» **What is being asked**: Copy exactly the lines that run from the top of the listing to the line containing "0.84, 0.81, 0.84];", both ends included, and omit the pictures.

::::::::

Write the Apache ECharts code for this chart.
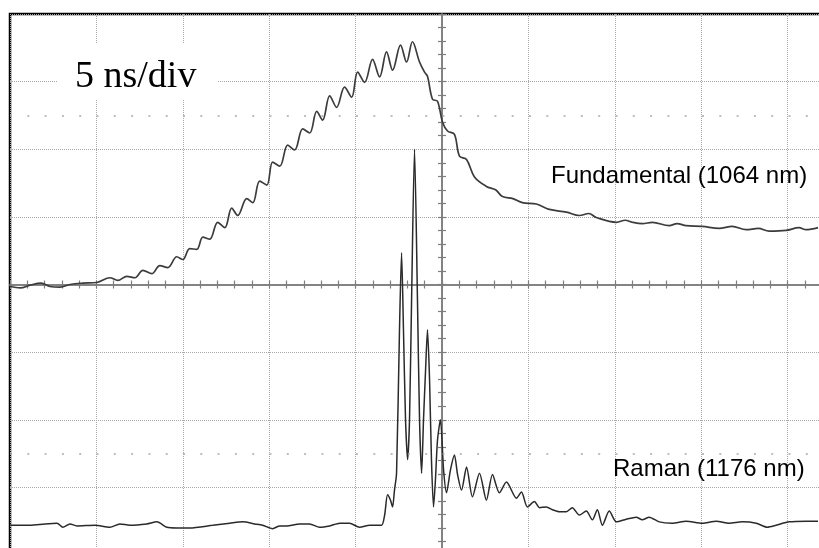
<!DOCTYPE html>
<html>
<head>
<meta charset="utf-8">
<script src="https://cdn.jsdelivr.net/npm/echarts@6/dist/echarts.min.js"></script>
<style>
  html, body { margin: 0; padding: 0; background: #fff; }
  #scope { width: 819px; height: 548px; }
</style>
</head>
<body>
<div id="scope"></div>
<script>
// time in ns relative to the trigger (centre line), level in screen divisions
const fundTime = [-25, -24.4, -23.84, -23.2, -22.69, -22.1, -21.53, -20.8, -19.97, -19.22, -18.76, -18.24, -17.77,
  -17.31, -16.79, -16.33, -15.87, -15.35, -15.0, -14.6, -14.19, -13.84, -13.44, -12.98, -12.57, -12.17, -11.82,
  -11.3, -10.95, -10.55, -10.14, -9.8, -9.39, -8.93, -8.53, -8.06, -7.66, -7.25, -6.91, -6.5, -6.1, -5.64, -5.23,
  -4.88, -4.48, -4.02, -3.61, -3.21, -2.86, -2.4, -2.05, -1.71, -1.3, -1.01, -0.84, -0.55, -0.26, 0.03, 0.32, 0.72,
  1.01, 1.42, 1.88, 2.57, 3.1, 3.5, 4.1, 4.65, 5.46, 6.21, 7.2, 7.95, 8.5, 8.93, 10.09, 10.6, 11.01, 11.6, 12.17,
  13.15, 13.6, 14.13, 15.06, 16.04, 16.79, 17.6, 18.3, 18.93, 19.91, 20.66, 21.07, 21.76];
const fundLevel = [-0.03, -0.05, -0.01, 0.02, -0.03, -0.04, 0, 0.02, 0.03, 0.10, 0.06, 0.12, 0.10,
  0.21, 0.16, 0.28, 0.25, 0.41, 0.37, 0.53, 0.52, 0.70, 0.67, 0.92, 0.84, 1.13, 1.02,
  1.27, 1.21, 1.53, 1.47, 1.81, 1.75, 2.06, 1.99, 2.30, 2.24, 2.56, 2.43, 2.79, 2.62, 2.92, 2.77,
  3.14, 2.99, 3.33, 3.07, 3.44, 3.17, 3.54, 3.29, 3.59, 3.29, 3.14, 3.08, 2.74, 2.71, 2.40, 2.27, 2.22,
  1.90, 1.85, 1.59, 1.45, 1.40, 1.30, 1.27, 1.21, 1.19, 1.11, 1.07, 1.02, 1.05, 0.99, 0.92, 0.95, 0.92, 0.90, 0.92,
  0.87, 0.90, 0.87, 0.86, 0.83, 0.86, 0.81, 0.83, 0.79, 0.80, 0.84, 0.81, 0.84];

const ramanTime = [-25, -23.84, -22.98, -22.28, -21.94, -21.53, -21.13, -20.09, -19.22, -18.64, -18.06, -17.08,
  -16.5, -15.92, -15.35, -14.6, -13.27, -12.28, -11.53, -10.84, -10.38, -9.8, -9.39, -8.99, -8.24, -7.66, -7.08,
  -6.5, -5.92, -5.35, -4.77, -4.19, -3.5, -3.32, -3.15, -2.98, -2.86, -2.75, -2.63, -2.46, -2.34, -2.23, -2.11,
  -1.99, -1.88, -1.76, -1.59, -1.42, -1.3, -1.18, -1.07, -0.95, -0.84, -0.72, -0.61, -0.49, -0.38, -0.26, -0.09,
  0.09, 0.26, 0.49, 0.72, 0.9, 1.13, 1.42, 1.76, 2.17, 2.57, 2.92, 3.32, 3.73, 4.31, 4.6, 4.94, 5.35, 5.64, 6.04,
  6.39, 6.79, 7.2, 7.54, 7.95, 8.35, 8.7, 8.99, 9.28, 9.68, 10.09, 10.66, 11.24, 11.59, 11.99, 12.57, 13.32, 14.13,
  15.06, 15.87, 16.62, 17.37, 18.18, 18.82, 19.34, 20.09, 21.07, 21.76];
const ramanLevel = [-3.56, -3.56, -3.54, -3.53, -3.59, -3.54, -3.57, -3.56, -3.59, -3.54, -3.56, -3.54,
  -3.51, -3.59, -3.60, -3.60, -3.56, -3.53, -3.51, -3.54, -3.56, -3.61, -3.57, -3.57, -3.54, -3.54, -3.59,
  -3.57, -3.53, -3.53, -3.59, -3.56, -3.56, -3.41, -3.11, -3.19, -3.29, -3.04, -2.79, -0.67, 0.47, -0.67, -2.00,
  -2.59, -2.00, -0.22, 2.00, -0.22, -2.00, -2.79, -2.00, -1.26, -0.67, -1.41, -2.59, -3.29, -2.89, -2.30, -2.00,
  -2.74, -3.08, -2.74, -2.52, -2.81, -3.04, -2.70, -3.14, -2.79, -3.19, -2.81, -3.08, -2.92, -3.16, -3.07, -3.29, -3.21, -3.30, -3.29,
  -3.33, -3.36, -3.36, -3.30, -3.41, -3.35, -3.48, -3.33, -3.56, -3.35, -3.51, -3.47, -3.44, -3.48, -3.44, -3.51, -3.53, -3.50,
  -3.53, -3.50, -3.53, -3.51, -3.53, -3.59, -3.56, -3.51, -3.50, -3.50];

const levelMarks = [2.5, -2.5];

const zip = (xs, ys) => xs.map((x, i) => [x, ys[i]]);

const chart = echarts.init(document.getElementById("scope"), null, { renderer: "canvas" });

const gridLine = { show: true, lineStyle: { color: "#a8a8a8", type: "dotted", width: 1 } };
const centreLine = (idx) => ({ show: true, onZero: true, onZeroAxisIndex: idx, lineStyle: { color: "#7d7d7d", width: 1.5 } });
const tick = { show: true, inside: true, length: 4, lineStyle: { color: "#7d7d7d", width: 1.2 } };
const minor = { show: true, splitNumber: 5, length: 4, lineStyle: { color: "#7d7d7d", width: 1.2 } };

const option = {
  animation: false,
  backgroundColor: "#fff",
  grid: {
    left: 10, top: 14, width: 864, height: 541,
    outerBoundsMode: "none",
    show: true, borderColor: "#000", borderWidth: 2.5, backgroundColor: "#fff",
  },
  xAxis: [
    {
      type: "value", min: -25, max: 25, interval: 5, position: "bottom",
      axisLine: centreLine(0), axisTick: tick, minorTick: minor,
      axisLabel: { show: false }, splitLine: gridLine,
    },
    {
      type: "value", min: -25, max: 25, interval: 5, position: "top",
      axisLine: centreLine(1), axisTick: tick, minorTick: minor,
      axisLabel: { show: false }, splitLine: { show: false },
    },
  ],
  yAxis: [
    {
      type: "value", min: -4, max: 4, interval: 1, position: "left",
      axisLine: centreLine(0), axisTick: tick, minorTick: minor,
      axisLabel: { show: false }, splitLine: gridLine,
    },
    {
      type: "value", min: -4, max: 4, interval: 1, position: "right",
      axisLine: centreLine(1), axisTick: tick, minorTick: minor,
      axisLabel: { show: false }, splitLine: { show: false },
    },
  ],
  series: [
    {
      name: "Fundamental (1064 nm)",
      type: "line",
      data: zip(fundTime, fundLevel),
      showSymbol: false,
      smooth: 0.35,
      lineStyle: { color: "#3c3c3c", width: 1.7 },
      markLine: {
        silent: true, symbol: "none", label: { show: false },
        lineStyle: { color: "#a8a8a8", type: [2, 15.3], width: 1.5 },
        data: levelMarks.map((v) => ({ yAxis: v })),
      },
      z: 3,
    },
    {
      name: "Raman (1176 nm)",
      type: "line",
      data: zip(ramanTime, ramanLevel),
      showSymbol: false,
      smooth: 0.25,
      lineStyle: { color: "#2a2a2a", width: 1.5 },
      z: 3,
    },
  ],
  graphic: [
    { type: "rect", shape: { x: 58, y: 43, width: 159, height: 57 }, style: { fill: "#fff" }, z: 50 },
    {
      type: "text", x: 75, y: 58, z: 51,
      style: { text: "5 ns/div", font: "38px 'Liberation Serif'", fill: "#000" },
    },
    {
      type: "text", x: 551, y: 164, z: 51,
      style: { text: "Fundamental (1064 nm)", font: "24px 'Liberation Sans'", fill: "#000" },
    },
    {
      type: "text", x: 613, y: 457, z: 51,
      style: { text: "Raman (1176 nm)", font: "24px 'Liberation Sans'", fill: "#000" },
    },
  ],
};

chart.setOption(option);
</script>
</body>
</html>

::::::::

» **Final answer**:
Write the Apache ECharts code for this chart.
<!DOCTYPE html>
<html>
<head>
<meta charset="utf-8">
<script src="https://cdn.jsdelivr.net/npm/echarts@6/dist/echarts.min.js"></script>
<style>
  html, body { margin: 0; padding: 0; background: #fff; }
  #scope { width: 819px; height: 548px; }
</style>
</head>
<body>
<div id="scope"></div>
<script>
// time in ns relative to the trigger (centre line), level in screen divisions
const fundTime = [-25, -24.4, -23.84, -23.2, -22.69, -22.1, -21.53, -20.8, -19.97, -19.22, -18.76, -18.24, -17.77,
  -17.31, -16.79, -16.33, -15.87, -15.35, -15.0, -14.6, -14.19, -13.84, -13.44, -12.98, -12.57, -12.17, -11.82,
  -11.3, -10.95, -10.55, -10.14, -9.8, -9.39, -8.93, -8.53, -8.06, -7.66, -7.25, -6.91, -6.5, -6.1, -5.64, -5.23,
  -4.88, -4.48, -4.02, -3.61, -3.21, -2.86, -2.4, -2.05, -1.71, -1.3, -1.01, -0.84, -0.55, -0.26, 0.03, 0.32, 0.72,
  1.01, 1.42, 1.88, 2.57, 3.1, 3.5, 4.1, 4.65, 5.46, 6.21, 7.2, 7.95, 8.5, 8.93, 10.09, 10.6, 11.01, 11.6, 12.17,
  13.15, 13.6, 14.13, 15.06, 16.04, 16.79, 17.6, 18.3, 18.93, 19.91, 20.66, 21.07, 21.76];
const fundLevel = [-0.03, -0.05, -0.01, 0.02, -0.03, -0.04, 0, 0.02, 0.03, 0.10, 0.06, 0.12, 0.10,
  0.21, 0.16, 0.28, 0.25, 0.41, 0.37, 0.53, 0.52, 0.70, 0.67, 0.92, 0.84, 1.13, 1.02,
  1.27, 1.21, 1.53, 1.47, 1.81, 1.75, 2.06, 1.99, 2.30, 2.24, 2.56, 2.43, 2.79, 2.62, 2.92, 2.77,
  3.14, 2.99, 3.33, 3.07, 3.44, 3.17, 3.54, 3.29, 3.59, 3.29, 3.14, 3.08, 2.74, 2.71, 2.40, 2.27, 2.22,
  1.90, 1.85, 1.59, 1.45, 1.40, 1.30, 1.27, 1.21, 1.19, 1.11, 1.07, 1.02, 1.05, 0.99, 0.92, 0.95, 0.92, 0.90, 0.92,
  0.87, 0.90, 0.87, 0.86, 0.83, 0.86, 0.81, 0.83, 0.79, 0.80, 0.84, 0.81, 0.84];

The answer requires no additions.